#### Task input
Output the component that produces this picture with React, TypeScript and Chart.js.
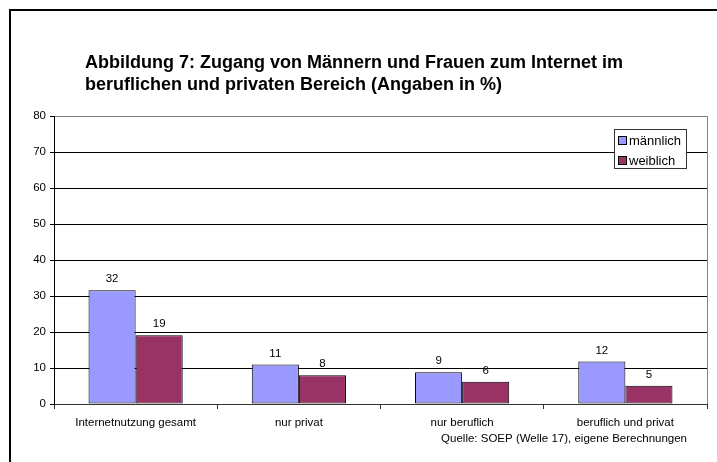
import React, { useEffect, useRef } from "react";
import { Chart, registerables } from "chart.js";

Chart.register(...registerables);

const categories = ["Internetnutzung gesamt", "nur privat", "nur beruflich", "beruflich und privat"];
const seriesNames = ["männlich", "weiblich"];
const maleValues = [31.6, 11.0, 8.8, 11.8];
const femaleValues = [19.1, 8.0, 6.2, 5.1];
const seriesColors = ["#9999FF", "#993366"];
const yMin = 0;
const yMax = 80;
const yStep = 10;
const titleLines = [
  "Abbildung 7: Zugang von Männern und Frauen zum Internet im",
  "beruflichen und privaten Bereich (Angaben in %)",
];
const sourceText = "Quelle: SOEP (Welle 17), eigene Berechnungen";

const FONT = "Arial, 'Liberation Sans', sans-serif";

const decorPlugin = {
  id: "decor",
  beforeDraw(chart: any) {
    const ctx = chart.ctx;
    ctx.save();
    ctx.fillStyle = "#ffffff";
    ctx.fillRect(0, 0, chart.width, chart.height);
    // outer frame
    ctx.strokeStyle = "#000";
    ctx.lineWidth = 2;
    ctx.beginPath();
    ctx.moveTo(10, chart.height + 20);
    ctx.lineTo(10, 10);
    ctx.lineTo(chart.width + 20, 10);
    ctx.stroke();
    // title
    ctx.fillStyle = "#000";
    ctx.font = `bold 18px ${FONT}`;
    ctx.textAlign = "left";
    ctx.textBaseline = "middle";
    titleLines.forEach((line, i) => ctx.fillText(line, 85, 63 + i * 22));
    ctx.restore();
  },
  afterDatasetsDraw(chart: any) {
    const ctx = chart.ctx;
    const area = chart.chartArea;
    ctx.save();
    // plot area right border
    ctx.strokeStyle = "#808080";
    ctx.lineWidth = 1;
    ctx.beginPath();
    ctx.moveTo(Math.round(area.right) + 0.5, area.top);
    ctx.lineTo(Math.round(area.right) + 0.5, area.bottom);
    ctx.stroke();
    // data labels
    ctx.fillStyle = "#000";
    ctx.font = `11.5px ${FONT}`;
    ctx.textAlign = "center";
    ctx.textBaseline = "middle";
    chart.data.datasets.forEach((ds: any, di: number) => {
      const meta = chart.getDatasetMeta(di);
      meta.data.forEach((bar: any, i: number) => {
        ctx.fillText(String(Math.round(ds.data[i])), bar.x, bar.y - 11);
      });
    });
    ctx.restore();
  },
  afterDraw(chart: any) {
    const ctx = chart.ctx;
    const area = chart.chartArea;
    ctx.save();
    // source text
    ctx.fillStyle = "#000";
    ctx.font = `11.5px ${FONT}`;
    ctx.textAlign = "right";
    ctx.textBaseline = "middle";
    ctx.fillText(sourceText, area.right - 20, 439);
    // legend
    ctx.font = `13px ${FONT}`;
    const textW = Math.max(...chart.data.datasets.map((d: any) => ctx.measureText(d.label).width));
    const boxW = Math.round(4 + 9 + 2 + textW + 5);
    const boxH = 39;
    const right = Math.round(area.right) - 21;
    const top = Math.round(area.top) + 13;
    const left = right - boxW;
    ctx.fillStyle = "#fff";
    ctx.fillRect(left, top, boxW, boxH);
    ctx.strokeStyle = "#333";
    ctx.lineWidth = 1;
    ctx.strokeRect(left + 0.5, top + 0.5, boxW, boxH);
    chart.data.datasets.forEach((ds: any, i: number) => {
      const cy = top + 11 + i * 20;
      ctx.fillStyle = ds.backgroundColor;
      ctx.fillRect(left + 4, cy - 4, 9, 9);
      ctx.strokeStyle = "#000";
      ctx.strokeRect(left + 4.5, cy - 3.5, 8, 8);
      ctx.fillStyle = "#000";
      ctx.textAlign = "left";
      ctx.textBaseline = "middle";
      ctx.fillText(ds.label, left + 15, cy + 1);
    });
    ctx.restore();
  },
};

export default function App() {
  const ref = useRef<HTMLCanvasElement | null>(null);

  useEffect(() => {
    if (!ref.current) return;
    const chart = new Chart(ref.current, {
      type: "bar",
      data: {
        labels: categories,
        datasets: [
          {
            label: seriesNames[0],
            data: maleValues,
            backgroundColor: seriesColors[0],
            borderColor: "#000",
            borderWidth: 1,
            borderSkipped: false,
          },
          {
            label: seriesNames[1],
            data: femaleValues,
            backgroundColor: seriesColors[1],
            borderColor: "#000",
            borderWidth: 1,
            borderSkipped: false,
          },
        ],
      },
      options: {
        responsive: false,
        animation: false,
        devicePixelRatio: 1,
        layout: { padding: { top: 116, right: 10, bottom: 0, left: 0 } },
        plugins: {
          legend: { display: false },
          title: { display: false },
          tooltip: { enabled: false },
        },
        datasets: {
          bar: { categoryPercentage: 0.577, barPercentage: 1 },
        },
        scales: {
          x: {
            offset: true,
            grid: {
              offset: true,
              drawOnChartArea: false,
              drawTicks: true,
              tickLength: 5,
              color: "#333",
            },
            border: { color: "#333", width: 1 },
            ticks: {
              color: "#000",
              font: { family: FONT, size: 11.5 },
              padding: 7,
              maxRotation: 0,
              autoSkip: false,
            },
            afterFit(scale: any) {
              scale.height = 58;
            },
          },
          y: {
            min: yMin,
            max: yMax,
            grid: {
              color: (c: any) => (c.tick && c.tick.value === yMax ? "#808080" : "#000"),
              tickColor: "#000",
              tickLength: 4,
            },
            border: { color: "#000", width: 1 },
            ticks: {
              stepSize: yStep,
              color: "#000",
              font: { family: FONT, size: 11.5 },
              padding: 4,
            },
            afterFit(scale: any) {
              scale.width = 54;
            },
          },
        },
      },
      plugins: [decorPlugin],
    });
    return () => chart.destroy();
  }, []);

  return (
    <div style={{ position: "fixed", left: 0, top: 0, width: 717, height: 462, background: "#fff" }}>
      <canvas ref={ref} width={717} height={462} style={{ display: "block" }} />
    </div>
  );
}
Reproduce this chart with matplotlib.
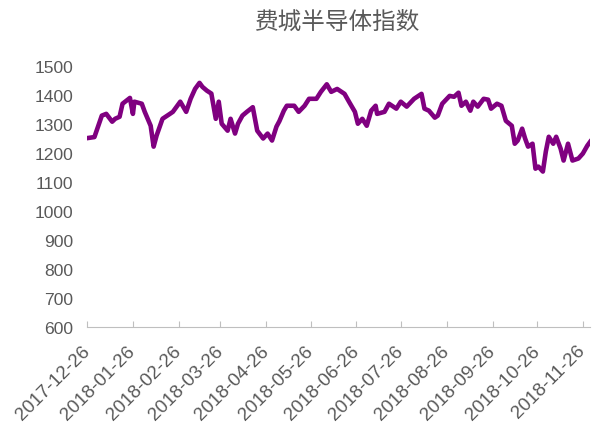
########
§ Given exercise
Without the pictures, return the entries exactly as they appear.

§ Answer for the task
Output the component that produces this picture with React, TypeScript and Chart.js.
import React, { useEffect, useRef } from "react";
import { Chart, registerables } from "chart.js";

Chart.register(...registerables);

const categories = ["Internetnutzung gesamt", "nur privat", "nur beruflich", "beruflich und privat"];
const seriesNames = ["männlich", "weiblich"];
const maleValues = [31.6, 11.0, 8.8, 11.8];
const femaleValues = [19.1, 8.0, 6.2, 5.1];
const seriesColors = ["#9999FF", "#993366"];
const yMin = 0;
const yMax = 80;
const yStep = 10;
const titleLines = [
  "Abbildung 7: Zugang von Männern und Frauen zum Internet im",
  "beruflichen und privaten Bereich (Angaben in %)",
];
const sourceText = "Quelle: SOEP (Welle 17), eigene Berechnungen";

const FONT = "Arial, 'Liberation Sans', sans-serif";

const decorPlugin = {
  id: "decor",
  beforeDraw(chart: any) {
    const ctx = chart.ctx;
    ctx.save();
    ctx.fillStyle = "#ffffff";
    ctx.fillRect(0, 0, chart.width, chart.height);
    // outer frame
    ctx.strokeStyle = "#000";
    ctx.lineWidth = 2;
    ctx.beginPath();
    ctx.moveTo(10, chart.height + 20);
    ctx.lineTo(10, 10);
    ctx.lineTo(chart.width + 20, 10);
    ctx.stroke();
    // title
    ctx.fillStyle = "#000";
    ctx.font = `bold 18px ${FONT}`;
    ctx.textAlign = "left";
    ctx.textBaseline = "middle";
    titleLines.forEach((line, i) => ctx.fillText(line, 85, 63 + i * 22));
    ctx.restore();
  },
  afterDatasetsDraw(chart: any) {
    const ctx = chart.ctx;
    const area = chart.chartArea;
    ctx.save();
    // plot area right border
    ctx.strokeStyle = "#808080";
    ctx.lineWidth = 1;
    ctx.beginPath();
    ctx.moveTo(Math.round(area.right) + 0.5, area.top);
    ctx.lineTo(Math.round(area.right) + 0.5, area.bottom);
    ctx.stroke();
    // data labels
    ctx.fillStyle = "#000";
    ctx.font = `11.5px ${FONT}`;
    ctx.textAlign = "center";
    ctx.textBaseline = "middle";
    chart.data.datasets.forEach((ds: any, di: number) => {
      const meta = chart.getDatasetMeta(di);
      meta.data.forEach((bar: any, i: number) => {
        ctx.fillText(String(Math.round(ds.data[i])), bar.x, bar.y - 11);
      });
    });
    ctx.restore();
  },
  afterDraw(chart: any) {
    const ctx = chart.ctx;
    const area = chart.chartArea;
    ctx.save();
    // source text
    ctx.fillStyle = "#000";
    ctx.font = `11.5px ${FONT}`;
    ctx.textAlign = "right";
    ctx.textBaseline = "middle";
    ctx.fillText(sourceText, area.right - 20, 439);
    // legend
    ctx.font = `13px ${FONT}`;
    const textW = Math.max(...chart.data.datasets.map((d: any) => ctx.measureText(d.label).width));
    const boxW = Math.round(4 + 9 + 2 + textW + 5);
    const boxH = 39;
    const right = Math.round(area.right) - 21;
    const top = Math.round(area.top) + 13;
    const left = right - boxW;
    ctx.fillStyle = "#fff";
    ctx.fillRect(left, top, boxW, boxH);
    ctx.strokeStyle = "#333";
    ctx.lineWidth = 1;
    ctx.strokeRect(left + 0.5, top + 0.5, boxW, boxH);
    chart.data.datasets.forEach((ds: any, i: number) => {
      const cy = top + 11 + i * 20;
      ctx.fillStyle = ds.backgroundColor;
      ctx.fillRect(left + 4, cy - 4, 9, 9);
      ctx.strokeStyle = "#000";
      ctx.strokeRect(left + 4.5, cy - 3.5, 8, 8);
      ctx.fillStyle = "#000";
      ctx.textAlign = "left";
      ctx.textBaseline = "middle";
      ctx.fillText(ds.label, left + 15, cy + 1);
    });
    ctx.restore();
  },
};

export default function App() {
  const ref = useRef<HTMLCanvasElement | null>(null);

  useEffect(() => {
    if (!ref.current) return;
    const chart = new Chart(ref.current, {
      type: "bar",
      data: {
        labels: categories,
        datasets: [
          {
            label: seriesNames[0],
            data: maleValues,
            backgroundColor: seriesColors[0],
            borderColor: "#000",
            borderWidth: 1,
            borderSkipped: false,
          },
          {
            label: seriesNames[1],
            data: femaleValues,
            backgroundColor: seriesColors[1],
            borderColor: "#000",
            borderWidth: 1,
            borderSkipped: false,
          },
        ],
      },
      options: {
        responsive: false,
        animation: false,
        devicePixelRatio: 1,
        layout: { padding: { top: 116, right: 10, bottom: 0, left: 0 } },
        plugins: {
          legend: { display: false },
          title: { display: false },
          tooltip: { enabled: false },
        },
        datasets: {
          bar: { categoryPercentage: 0.577, barPercentage: 1 },
        },
        scales: {
          x: {
            offset: true,
            grid: {
              offset: true,
              drawOnChartArea: false,
              drawTicks: true,
              tickLength: 5,
              color: "#333",
            },
            border: { color: "#333", width: 1 },
            ticks: {
              color: "#000",
              font: { family: FONT, size: 11.5 },
              padding: 7,
              maxRotation: 0,
              autoSkip: false,
            },
            afterFit(scale: any) {
              scale.height = 58;
            },
          },
          y: {
            min: yMin,
            max: yMax,
            grid: {
              color: (c: any) => (c.tick && c.tick.value === yMax ? "#808080" : "#000"),
              tickColor: "#000",
              tickLength: 4,
            },
            border: { color: "#000", width: 1 },
            ticks: {
              stepSize: yStep,
              color: "#000",
              font: { family: FONT, size: 11.5 },
              padding: 4,
            },
            afterFit(scale: any) {
              scale.width = 54;
            },
          },
        },
      },
      plugins: [decorPlugin],
    });
    return () => chart.destroy();
  }, []);

  return (
    <div style={{ position: "fixed", left: 0, top: 0, width: 717, height: 462, background: "#fff" }}>
      <canvas ref={ref} width={717} height={462} style={{ display: "block" }} />
    </div>
  );
}
Reproduce this chart with matplotlib.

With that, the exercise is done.